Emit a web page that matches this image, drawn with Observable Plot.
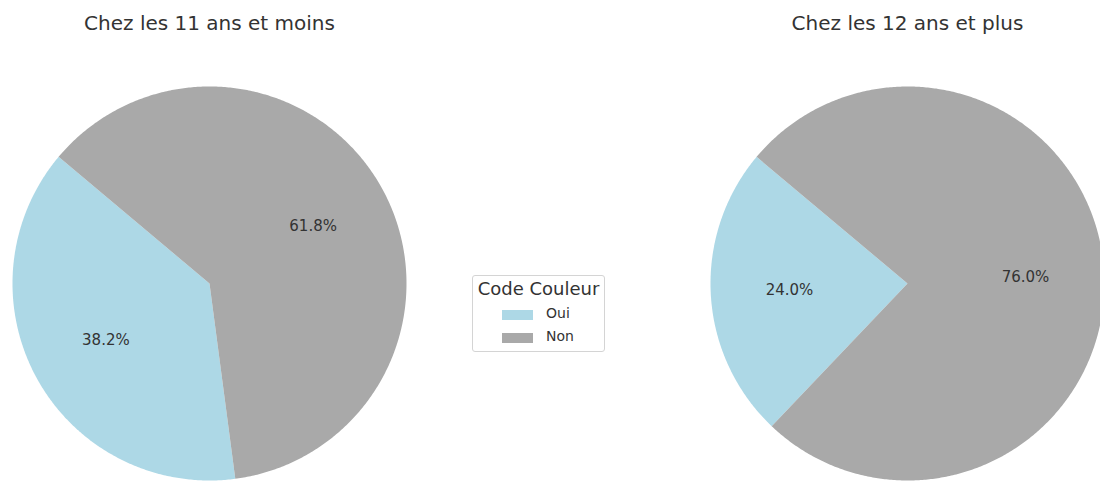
<!DOCTYPE html>
<html>
<head>
<meta charset="utf-8">
<script src="https://cdn.jsdelivr.net/npm/d3@7"></script>
<script src="https://cdn.jsdelivr.net/npm/@observablehq/plot@0.6"></script>
<style>
  html, body { margin: 0; padding: 0; background: #fff; }
  #wrap { position: relative; width: 1100px; height: 482px; overflow: hidden; font-family: "DejaVu Sans", sans-serif; }
  #legend { position: absolute; left: 472px; top: 275px; width: 131px; height: 75px; border: 1px solid #d4d4d4; border-radius: 3px; background: rgba(255,255,255,0.8); color: #333; }
  #legend .title { position: absolute; left: 0; width: 100%; top: 2px; text-align: center; font-size: 18px; }
  #legend .row { position: absolute; left: 29px; height: 16px; font-size: 14px; }
  #legend .sw { position: absolute; left: 0; top: 3px; width: 31px; height: 10px; }
  #legend .lab { position: absolute; left: 44px; top: -2px; white-space: nowrap; }
</style>
</head>
<body>
<div id="wrap"></div>
<script>
// ---- data ----
const groups = ["Chez les 11 ans et moins", "Chez les 12 ans et plus"];
const categories = ["Oui", "Non"];
const ouiValues = [38.2, 24.0];
const nonValues = [61.8, 76.0];
const colors = ["#add8e6", "#a9a9a9"];
const legendTitle = "Code Couleur";

// ---- layout ----
const W = 1100, H = 482;
const centersX = [209, 907];
const centerY = 283;
const radius = 197;
const startAngle = 140; // degrees, counterclockwise
const pctDistance = 0.6;
const titleY = 22.6;

// build slice polygons and label positions from the values
const polys = [];
const labels = [];
groups.forEach((g, gi) => {
  const vals = [ouiValues[gi], nonValues[gi]];
  const total = d3.sum(vals);
  let a = startAngle;
  vals.forEach((v, ci) => {
    const span = v / total * 360;
    const a0 = a, a1 = a + span;
    const cx = centersX[gi];
    const id = g + "|" + categories[ci];
    polys.push({id, cat: categories[ci], x: cx, y: centerY});
    const n = Math.max(2, Math.ceil(span * 2));
    for (let k = 0; k <= n; k++) {
      const t = (a0 + (a1 - a0) * k / n) * Math.PI / 180;
      polys.push({id, cat: categories[ci], x: cx + radius * Math.cos(t), y: centerY - radius * Math.sin(t)});
    }
    polys.push({id, cat: categories[ci], x: cx, y: centerY});
    const m = (a0 + a1) / 2 * Math.PI / 180;
    labels.push({
      x: cx + pctDistance * radius * Math.cos(m),
      y: centerY - pctDistance * radius * Math.sin(m),
      text: v.toFixed(1) + "%"
    });
    a = a1;
  });
});
const titles = groups.map((g, gi) => ({x: centersX[gi], y: titleY, text: g}));

const plot = Plot.plot({
  width: W,
  height: H,
  margin: 0,
  x: {domain: [0, W], axis: null},
  y: {domain: [0, H], reverse: true, axis: null},
  color: {domain: categories, range: colors},
  style: {fontFamily: "DejaVu Sans, sans-serif", background: "transparent"},
  marks: [
    Plot.line(polys, {x: "x", y: "y", z: "id", fill: "cat", stroke: "none", curve: "linear"}),
    Plot.text(labels, {x: "x", y: "y", text: "text", fontSize: 15, fill: "#333"}),
    Plot.text(titles, {x: "x", y: "y", text: "text", fontSize: 20, fill: "#333"})
  ]
});
const wrap = document.getElementById("wrap");
wrap.appendChild(plot);

// legend built from the color scale
const cs = plot.scale("color");
const leg = document.createElement("div");
leg.id = "legend";
const t = document.createElement("div");
t.className = "title";
t.textContent = legendTitle;
leg.appendChild(t);
cs.domain.forEach((c, i) => {
  const row = document.createElement("div");
  row.className = "row";
  row.style.top = (31 + i * 22.5) + "px";
  const sw = document.createElement("div");
  sw.className = "sw";
  sw.style.background = cs.range[i];
  const lab = document.createElement("div");
  lab.className = "lab";
  lab.textContent = c;
  row.appendChild(sw);
  row.appendChild(lab);
  leg.appendChild(row);
});
wrap.appendChild(leg);
</script>
</body>
</html>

## Goal of the exercise:
Repeat all the data as it stands, dropping any images it holds.

## Output below:
Emit a web page that matches this image, drawn with Observable Plot.
<!DOCTYPE html>
<html>
<head>
<meta charset="utf-8">
<script src="https://cdn.jsdelivr.net/npm/d3@7"></script>
<script src="https://cdn.jsdelivr.net/npm/@observablehq/plot@0.6"></script>
<style>
  html, body { margin: 0; padding: 0; background: #fff; }
  #wrap { position: relative; width: 1100px; height: 482px; overflow: hidden; font-family: "DejaVu Sans", sans-serif; }
  #legend { position: absolute; left: 472px; top: 275px; width: 131px; height: 75px; border: 1px solid #d4d4d4; border-radius: 3px; background: rgba(255,255,255,0.8); color: #333; }
  #legend .title { position: absolute; left: 0; width: 100%; top: 2px; text-align: center; font-size: 18px; }
  #legend .row { position: absolute; left: 29px; height: 16px; font-size: 14px; }
  #legend .sw { position: absolute; left: 0; top: 3px; width: 31px; height: 10px; }
  #legend .lab { position: absolute; left: 44px; top: -2px; white-space: nowrap; }
</style>
</head>
<body>
<div id="wrap"></div>
<script>
// ---- data ----
const groups = ["Chez les 11 ans et moins", "Chez les 12 ans et plus"];
const categories = ["Oui", "Non"];
const ouiValues = [38.2, 24.0];
const nonValues = [61.8, 76.0];
const colors = ["#add8e6", "#a9a9a9"];
const legendTitle = "Code Couleur";

// ---- layout ----
const W = 1100, H = 482;
const centersX = [209, 907];
const centerY = 283;
const radius = 197;
const startAngle = 140; // degrees, counterclockwise
const pctDistance = 0.6;
const titleY = 22.6;

// build slice polygons and label positions from the values
const polys = [];
const labels = [];
groups.forEach((g, gi) => {
  const vals = [ouiValues[gi], nonValues[gi]];
  const total = d3.sum(vals);
  let a = startAngle;
  vals.forEach((v, ci) => {
    const span = v / total * 360;
    const a0 = a, a1 = a + span;
    const cx = centersX[gi];
    const id = g + "|" + categories[ci];
    polys.push({id, cat: categories[ci], x: cx, y: centerY});
    const n = Math.max(2, Math.ceil(span * 2));
    for (let k = 0; k <= n; k++) {
      const t = (a0 + (a1 - a0) * k / n) * Math.PI / 180;
      polys.push({id, cat: categories[ci], x: cx + radius * Math.cos(t), y: centerY - radius * Math.sin(t)});
    }
    polys.push({id, cat: categories[ci], x: cx, y: centerY});
    const m = (a0 + a1) / 2 * Math.PI / 180;
    labels.push({
      x: cx + pctDistance * radius * Math.cos(m),
      y: centerY - pctDistance * radius * Math.sin(m),
      text: v.toFixed(1) + "%"
    });
    a = a1;
  });
});
const titles = groups.map((g, gi) => ({x: centersX[gi], y: titleY, text: g}));

const plot = Plot.plot({
  width: W,
  height: H,
  margin: 0,
  x: {domain: [0, W], axis: null},
  y: {domain: [0, H], reverse: true, axis: null},
  color: {domain: categories, range: colors},
  style: {fontFamily: "DejaVu Sans, sans-serif", background: "transparent"},
  marks: [
    Plot.line(polys, {x: "x", y: "y", z: "id", fill: "cat", stroke: "none", curve: "linear"}),
    Plot.text(labels, {x: "x", y: "y", text: "text", fontSize: 15, fill: "#333"}),
    Plot.text(titles, {x: "x", y: "y", text: "text", fontSize: 20, fill: "#333"})
  ]
});
const wrap = document.getElementById("wrap");
wrap.appendChild(plot);

// legend built from the color scale
const cs = plot.scale("color");
const leg = document.createElement("div");
leg.id = "legend";
const t = document.createElement("div");
t.className = "title";
t.textContent = legendTitle;
leg.appendChild(t);
cs.domain.forEach((c, i) => {
  const row = document.createElement("div");
  row.className = "row";
  row.style.top = (31 + i * 22.5) + "px";
  const sw = document.createElement("div");
  sw.className = "sw";
  sw.style.background = cs.range[i];
  const lab = document.createElement("div");
  lab.className = "lab";
  lab.textContent = c;
  row.appendChild(sw);
  row.appendChild(lab);
  leg.appendChild(row);
});
wrap.appendChild(leg);
</script>
</body>
</html>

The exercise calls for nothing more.